Evidence of cannabinoids’ effectiveness includes known success in treating neuropathic pain with clinically-tested prescription pharmaceutical cannabinoids, Mueller explained. Sativex is one such drug. It is approved for use in Canada and European countries, but not currently in the United States.

While attempting to reduce opioid consumption and address chronic pain with cannabis is not a bad idea, doing so remains a challenge because doctors do not know the amount of cannabinoids and other ingredients patients receive when purchasing marijuana, Mueller said.

With a lack of research establishing how much marijuana consumption is necessary for treating specific medical problems, it’s up to patients to determine the appropriate quantity for their condition, said Esparza, a physical medicine and rehabilitation specialist.

Under New Mexico’s medical cannabis program, launched in 2007, dispensaries selling marijuana must be licensed.

It’s also up to patients visiting dispensaries to determine whether they purchase marijuana that has more pain-reducing cannabinoids than tetrahydrocannabinol or THC, the mind-altering psychoactive ingredient that makes people high.

“But even that helps with certain patients as far as (treating problems with) sleep and anxiety,” Esparza said.

Lack of research and regulations establishing appropriate consumption amounts means, however, that one patient may purchase 10 times more marijuana than another. Then it’s unknown if the buyer of larger amounts does so because of medical necessity, just for the high, or to sell the drug, Esparza said.

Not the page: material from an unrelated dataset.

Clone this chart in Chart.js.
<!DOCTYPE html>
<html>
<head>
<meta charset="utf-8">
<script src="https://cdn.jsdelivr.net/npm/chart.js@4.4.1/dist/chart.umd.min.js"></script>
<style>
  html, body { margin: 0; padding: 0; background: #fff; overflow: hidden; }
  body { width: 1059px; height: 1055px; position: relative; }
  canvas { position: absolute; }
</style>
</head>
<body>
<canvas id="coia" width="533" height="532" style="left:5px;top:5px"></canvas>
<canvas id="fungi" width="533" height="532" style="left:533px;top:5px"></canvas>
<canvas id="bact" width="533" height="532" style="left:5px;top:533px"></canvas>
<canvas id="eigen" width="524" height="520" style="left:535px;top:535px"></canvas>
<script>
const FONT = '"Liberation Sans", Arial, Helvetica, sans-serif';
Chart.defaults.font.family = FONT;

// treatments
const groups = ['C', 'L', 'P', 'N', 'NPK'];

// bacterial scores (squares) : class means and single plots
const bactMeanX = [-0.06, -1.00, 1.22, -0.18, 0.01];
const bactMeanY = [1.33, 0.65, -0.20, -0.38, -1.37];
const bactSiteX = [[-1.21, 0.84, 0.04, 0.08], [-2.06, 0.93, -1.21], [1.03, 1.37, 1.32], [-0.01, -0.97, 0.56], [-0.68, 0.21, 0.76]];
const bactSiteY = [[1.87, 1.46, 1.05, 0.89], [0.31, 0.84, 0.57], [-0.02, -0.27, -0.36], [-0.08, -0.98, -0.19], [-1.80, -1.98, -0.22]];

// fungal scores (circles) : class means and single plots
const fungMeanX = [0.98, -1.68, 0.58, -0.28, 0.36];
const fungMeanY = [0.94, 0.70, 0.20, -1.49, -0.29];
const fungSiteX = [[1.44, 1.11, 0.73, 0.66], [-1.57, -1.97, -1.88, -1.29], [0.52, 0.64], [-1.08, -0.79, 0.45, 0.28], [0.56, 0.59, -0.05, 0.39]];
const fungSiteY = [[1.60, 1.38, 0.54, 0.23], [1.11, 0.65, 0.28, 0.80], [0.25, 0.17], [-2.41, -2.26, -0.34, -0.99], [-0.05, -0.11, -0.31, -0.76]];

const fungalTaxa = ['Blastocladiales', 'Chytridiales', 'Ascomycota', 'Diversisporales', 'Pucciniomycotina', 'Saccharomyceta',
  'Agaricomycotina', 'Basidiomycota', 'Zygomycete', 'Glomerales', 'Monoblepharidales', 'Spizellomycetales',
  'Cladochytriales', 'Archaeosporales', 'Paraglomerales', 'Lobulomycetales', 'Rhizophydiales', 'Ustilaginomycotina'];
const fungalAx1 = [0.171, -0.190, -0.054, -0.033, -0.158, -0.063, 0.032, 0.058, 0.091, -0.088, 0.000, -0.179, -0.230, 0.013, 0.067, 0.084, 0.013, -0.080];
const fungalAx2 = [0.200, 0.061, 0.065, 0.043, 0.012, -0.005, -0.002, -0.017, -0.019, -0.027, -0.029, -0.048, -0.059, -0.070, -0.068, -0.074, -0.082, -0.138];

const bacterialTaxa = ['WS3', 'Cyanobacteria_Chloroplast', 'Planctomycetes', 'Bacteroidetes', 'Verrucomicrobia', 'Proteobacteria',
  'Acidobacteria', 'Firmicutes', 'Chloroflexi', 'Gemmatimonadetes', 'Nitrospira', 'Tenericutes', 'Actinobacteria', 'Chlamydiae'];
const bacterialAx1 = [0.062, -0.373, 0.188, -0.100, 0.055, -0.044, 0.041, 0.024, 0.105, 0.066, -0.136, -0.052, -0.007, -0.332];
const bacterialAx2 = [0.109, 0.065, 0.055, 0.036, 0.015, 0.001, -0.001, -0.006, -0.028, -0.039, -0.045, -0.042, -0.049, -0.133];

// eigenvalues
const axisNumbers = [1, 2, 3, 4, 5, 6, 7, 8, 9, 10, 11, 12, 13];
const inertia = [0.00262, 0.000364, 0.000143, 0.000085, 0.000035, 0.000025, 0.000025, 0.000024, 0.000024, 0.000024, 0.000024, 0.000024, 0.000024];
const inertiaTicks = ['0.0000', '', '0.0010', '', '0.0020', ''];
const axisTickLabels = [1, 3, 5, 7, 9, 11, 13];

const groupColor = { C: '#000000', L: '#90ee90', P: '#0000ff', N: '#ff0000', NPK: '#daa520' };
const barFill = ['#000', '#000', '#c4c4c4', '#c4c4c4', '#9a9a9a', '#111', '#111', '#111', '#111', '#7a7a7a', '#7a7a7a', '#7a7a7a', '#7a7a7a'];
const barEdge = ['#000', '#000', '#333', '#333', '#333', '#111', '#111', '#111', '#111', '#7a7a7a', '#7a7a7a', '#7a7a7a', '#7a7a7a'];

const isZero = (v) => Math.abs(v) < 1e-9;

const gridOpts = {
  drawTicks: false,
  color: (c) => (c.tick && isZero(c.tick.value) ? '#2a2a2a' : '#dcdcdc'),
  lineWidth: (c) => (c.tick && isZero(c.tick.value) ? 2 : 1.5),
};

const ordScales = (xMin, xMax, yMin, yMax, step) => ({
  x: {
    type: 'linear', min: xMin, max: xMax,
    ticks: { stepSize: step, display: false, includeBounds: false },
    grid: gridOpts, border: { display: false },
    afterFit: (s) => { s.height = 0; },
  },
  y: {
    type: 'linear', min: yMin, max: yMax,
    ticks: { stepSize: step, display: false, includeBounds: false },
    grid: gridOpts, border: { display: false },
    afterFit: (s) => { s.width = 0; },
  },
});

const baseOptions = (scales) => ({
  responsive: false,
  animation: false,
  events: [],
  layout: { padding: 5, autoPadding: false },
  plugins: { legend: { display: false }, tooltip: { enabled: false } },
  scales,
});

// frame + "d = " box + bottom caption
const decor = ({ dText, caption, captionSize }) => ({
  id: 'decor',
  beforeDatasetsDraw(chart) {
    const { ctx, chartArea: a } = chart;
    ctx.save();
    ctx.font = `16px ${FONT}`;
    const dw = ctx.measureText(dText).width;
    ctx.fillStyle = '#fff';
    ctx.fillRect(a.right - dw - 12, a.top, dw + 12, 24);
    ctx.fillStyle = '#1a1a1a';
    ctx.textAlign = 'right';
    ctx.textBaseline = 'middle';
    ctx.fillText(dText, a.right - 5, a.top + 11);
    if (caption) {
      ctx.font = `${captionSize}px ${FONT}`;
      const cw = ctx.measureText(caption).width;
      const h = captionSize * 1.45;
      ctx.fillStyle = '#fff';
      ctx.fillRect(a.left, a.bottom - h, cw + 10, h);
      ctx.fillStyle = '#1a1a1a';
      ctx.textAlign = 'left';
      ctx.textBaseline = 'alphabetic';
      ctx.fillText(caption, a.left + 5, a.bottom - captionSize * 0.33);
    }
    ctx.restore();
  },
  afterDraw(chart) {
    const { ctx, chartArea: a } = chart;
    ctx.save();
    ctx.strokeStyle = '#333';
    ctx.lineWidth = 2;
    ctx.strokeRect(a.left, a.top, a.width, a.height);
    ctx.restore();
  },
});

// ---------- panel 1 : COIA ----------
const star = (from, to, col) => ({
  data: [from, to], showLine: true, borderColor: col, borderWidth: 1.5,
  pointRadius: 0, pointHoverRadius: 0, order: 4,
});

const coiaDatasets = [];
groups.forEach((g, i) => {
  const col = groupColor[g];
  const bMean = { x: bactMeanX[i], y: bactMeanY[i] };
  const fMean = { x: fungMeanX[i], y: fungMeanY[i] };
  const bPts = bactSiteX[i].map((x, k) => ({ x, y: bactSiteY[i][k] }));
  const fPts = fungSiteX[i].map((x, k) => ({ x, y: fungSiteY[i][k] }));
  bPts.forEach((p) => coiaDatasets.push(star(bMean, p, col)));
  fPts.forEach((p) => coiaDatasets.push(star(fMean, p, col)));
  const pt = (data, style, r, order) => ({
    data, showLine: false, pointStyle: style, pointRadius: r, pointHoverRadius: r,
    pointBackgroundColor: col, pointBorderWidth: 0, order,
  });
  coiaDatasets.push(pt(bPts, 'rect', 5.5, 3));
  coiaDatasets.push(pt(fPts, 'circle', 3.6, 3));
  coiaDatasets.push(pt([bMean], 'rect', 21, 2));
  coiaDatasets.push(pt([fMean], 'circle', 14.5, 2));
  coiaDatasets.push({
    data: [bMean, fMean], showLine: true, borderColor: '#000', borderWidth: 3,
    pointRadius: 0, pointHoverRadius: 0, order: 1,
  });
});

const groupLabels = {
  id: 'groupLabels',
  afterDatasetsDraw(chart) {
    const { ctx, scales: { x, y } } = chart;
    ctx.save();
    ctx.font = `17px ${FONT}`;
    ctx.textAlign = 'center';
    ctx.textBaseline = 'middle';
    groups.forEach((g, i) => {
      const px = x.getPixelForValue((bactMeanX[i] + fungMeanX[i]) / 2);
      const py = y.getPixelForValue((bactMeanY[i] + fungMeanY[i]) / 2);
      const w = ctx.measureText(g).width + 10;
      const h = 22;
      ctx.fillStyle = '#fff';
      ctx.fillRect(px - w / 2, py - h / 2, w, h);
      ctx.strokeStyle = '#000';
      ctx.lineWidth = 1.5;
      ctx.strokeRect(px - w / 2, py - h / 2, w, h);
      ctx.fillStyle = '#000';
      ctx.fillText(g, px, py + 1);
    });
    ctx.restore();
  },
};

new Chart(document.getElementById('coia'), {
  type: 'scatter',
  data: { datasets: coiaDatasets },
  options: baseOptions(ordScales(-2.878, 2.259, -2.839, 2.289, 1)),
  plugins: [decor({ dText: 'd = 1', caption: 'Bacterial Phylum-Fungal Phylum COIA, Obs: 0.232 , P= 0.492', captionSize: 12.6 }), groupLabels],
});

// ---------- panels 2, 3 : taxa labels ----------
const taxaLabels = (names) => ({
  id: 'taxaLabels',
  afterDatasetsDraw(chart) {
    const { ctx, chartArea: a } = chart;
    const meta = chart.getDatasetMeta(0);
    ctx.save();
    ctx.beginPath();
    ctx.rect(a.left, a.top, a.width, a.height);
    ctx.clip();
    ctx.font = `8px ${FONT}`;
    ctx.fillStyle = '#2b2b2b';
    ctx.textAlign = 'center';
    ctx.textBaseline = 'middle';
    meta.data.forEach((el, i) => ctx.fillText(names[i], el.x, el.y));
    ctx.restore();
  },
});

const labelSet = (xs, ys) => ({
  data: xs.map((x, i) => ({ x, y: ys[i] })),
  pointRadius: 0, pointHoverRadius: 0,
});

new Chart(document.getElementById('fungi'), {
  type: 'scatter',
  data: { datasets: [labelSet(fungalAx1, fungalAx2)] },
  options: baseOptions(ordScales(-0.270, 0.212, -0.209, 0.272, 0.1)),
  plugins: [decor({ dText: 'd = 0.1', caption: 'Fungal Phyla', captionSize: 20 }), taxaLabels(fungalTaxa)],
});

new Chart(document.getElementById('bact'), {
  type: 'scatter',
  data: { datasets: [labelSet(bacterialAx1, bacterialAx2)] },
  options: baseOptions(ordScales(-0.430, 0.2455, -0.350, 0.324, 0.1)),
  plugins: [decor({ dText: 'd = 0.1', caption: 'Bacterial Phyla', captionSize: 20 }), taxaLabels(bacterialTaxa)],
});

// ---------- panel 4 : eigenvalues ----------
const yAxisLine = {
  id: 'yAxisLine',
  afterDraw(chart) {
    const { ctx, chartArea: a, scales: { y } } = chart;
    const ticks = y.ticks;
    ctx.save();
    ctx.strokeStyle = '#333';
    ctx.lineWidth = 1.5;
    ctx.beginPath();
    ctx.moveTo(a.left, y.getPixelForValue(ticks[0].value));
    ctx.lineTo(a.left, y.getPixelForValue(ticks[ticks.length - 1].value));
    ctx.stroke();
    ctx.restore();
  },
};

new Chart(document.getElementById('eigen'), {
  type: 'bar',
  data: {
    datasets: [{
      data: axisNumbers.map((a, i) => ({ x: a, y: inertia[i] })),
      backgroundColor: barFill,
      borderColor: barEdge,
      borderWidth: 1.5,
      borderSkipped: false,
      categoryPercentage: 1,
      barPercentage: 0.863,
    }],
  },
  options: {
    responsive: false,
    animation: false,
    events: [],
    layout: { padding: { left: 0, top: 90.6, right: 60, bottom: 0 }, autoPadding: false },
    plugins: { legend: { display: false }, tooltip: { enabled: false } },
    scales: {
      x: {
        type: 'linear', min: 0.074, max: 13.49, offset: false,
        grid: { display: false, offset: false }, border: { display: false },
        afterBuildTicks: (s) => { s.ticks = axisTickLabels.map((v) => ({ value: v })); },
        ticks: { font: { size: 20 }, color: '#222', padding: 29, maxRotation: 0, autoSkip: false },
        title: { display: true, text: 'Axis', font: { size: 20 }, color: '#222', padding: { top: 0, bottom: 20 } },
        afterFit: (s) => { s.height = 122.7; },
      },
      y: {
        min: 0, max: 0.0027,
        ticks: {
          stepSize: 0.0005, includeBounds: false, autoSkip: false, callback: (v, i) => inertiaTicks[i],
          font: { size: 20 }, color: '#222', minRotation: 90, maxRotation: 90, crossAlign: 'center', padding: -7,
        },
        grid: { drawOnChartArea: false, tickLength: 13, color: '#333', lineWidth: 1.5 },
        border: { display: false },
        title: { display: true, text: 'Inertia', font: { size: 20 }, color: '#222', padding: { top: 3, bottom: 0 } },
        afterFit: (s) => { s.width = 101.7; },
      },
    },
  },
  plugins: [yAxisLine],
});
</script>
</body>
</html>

Therefore, Esparza doesn’t believe workers’ comp insurers should be responsible for paying for marijuana.

New Mexico’s Court of Appeals disagrees, however. Since May 2014, the court has ruled in three cases that workers’ comp insurers and employers must reimburse claimants’ for their medical marijuana purchases.

In the most recent case decided in June, Dr. Esparza certified the claimant to participate in New Mexico’s medical cannabis program. The case involved a lower back injury with a patient consuming numerous drugs for chronic pain, including oxycodone, Soma, Norflex, gabapentin, Lyrica, Percocet, fentanyl, and Zantac.

Court records show Esparza certified that the injured worker suffered from debilitating, painful peripheral neuropathy and that the “benefits of medical marijuana outweigh the risk of hyper doses of narcotic medications.”

Prescribing opioids presents a safety hazard absent with marijuana use, Esparza said in an interview. Opioid toxicity levels can kill while that is not so much the case with marijuana, which also has much lower addiction risk, he explained.

“If I prescribe opioids, I have to be careful because that patient could overuse it, abuse it, and kill themselves,” he said. “[With] marijuana they can get too high, they can get stoned, but it won’t kill them.”

With approximately 50 to 100 of his patients participating in the medical cannabis program over the past five years, Esparza said many of them are functioning better than when they consumed more opioids.

While some patients want marijuana more for recreational use, “certainly there have been those that we have reduced or actually got them completely off their narcotic medications,” he said. “In fact, a lot of them have felt it was more effective because they didn’t have the same side effects that they did from the opioid medications.”